Ms Moynihan says lower-cost regions, like New Zealand, have already “largely capitalised their efficiency gains in a high milk-price environment into the price of land and other assets”.
Therefore there is a need to adapt to this loss of absolute competitive advantage in milk production as efficiency gains become more difficult to obtain.
“It is likely that optimal supply chain efficiency could at least partially mitigate this loss,” she says.
“Efficiencies achieved downstream in milk processing and marketing via a strong route to market and established supply chain relationships will likely play a greater role in differentiating competitive export companies and industries into the future.”
Ms Moynihan says to ensure that competitiveness is based on more than just the cost of producing milk, the New Zealand dairy industry will need to work hard to ensure that it stays ahead of the pack in supply chain efficiency, market access, marketing and sensible regulation. . .
We also have to safeguard our reputation for high quality, safe food.
The New Zealand dairy industry, most well-known for its low-cost production, has moved, perhaps irrevocably, to a higher cost farming system, the Rabobank report says.
Ms Moynihan says the structural increase in milk prices globally and locally has driven the quest for increased production, almost at any cost.

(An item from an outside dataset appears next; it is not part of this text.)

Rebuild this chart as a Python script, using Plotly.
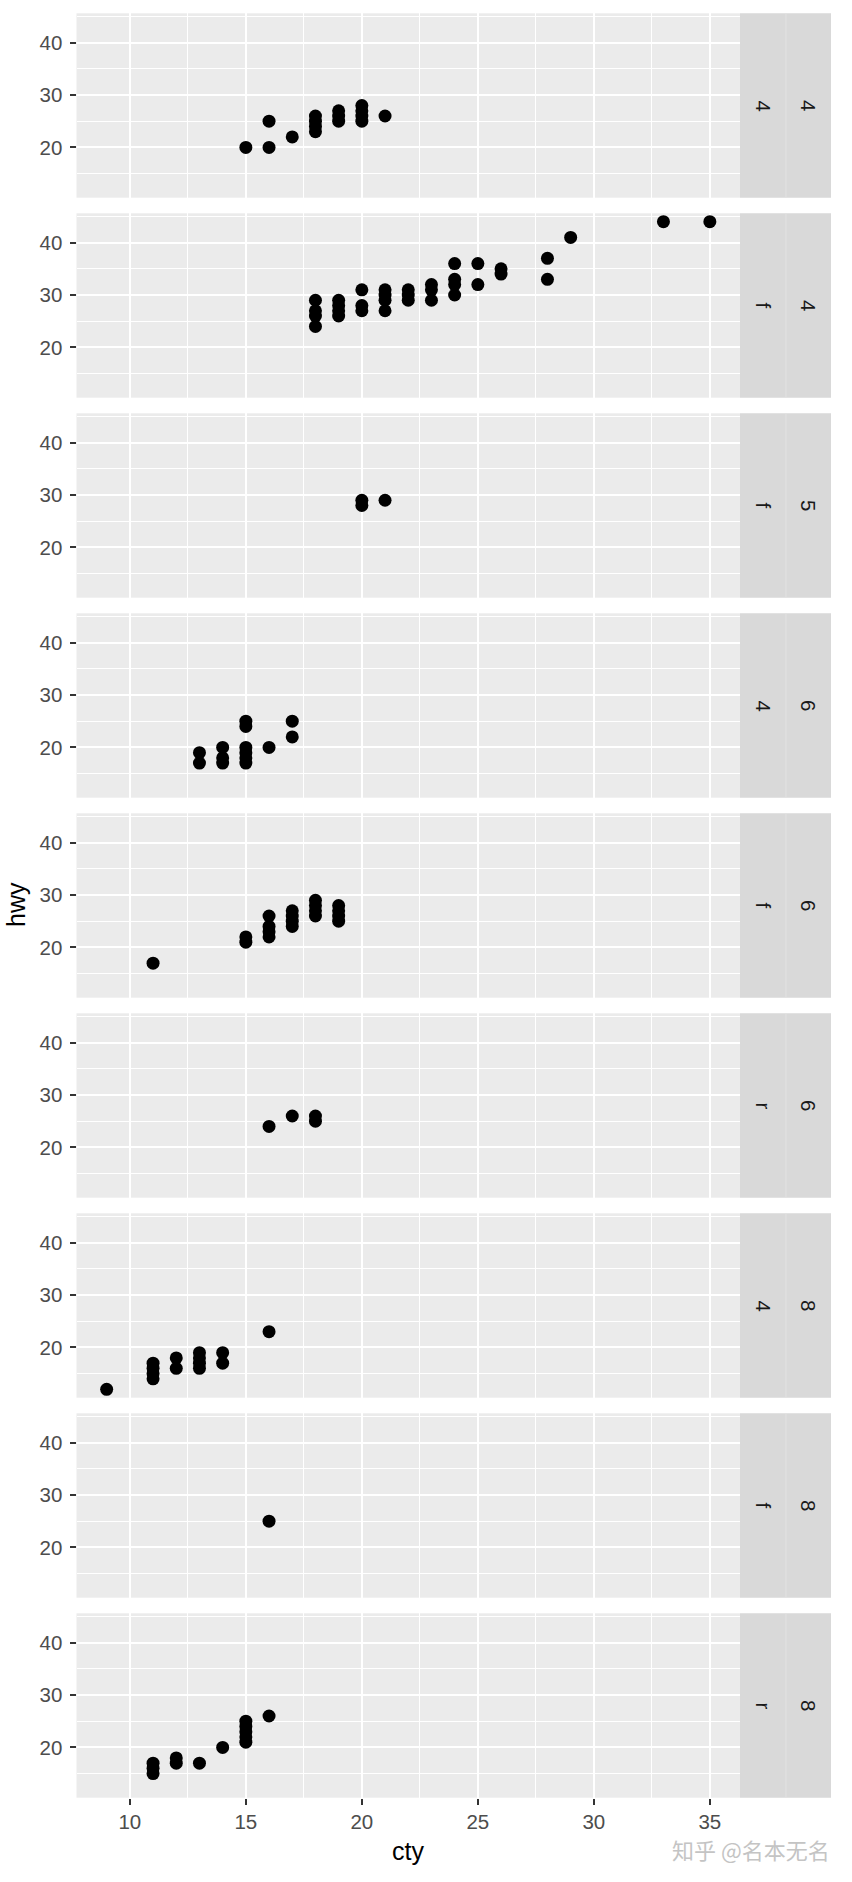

“The first signs were there in 2002 when , on the back of milk prices increasing 42 per cent over two seasons, farm working expenses surged 33 per cent per kilogramme of milk solids produced,” she says.
“The reality check of a 32 per cent lower milk price in 2003, which remained at a similar level over subsequent years soon saw expenses fall back into line.”
However, Ms Moynihan says the 72 per cent lift in milk prices in 2007/08, and higher prices on average in the years following, brought a steep increase in production costs Media Release November 27, 2013
that show little sign of abating without a significant change in farming systems or an economic crisis.
Farm working expenses increased 72 per cent in 2007/08 on the prior season and interest cost rose 29 per cent with both expenditure categories oscillating around these higher levels ever since, she says.
Additionally, higher interest costs per kgMS have been driven by New Zealand dairy farmers’ increased debt, not higher interest rates, Ms Moynihan says.
“The significant increase in dairy land values over the past decade combined with an increased focus on land acquisition resulted in aggregate farm debt across the dairy industry more than doubling since 2002 to almost NZD 20 per kgMS produced,” she says.
New Zealand producers are likely to experience upward pressure on milk production costs over the coming years as they are confronted by a rising interest rate market and the likely impact of future environmental regulations on farming systems and milk production levels.
“Tackling environmental issues is likely to result in a variety of measures that may include increased infrastructure on-farm, altering pasture management or decreased intensity of farming systems which all impact production cost dynamics”.
Ms Moynihan says milk producers in New Zealand should consider where the competitive advantage lies for their own operations.
“Increased exposure to the global dairy market for some milk producers and greater intensification on-farm for others has added complexity to many dairy farm businesses,” she says.
“A flexible production system at a higher average cost may still be competitive if it provides resilience during a downturn.”
With high volatility expected to continue for both milk prices and production costs, the ability to lower inputs and/or costs during periods of abundant global supply would be a distinct advantage, Ms Moynihan says.
“Southern Hemisphere producers previously survived global market downturns for prolonged periods due to the size of their absolute comparative cost advantage,” she says.
“With this cost advantage now minimal to non-existent, other strategies to survive the inevitable downturns – albeit likely short-term – will be required.”
Any dairy farmer not doing well with this season’s forecast record payout shouldn’t be in the business.
But next season’s payout will almost certainly be lower and even the best farmers have to keep a rein on costs to ensure they can cope with less money.
Businesses which service and supply farms also have to be aware that while they might be making hay under this year’s sun, next season could be cloudier.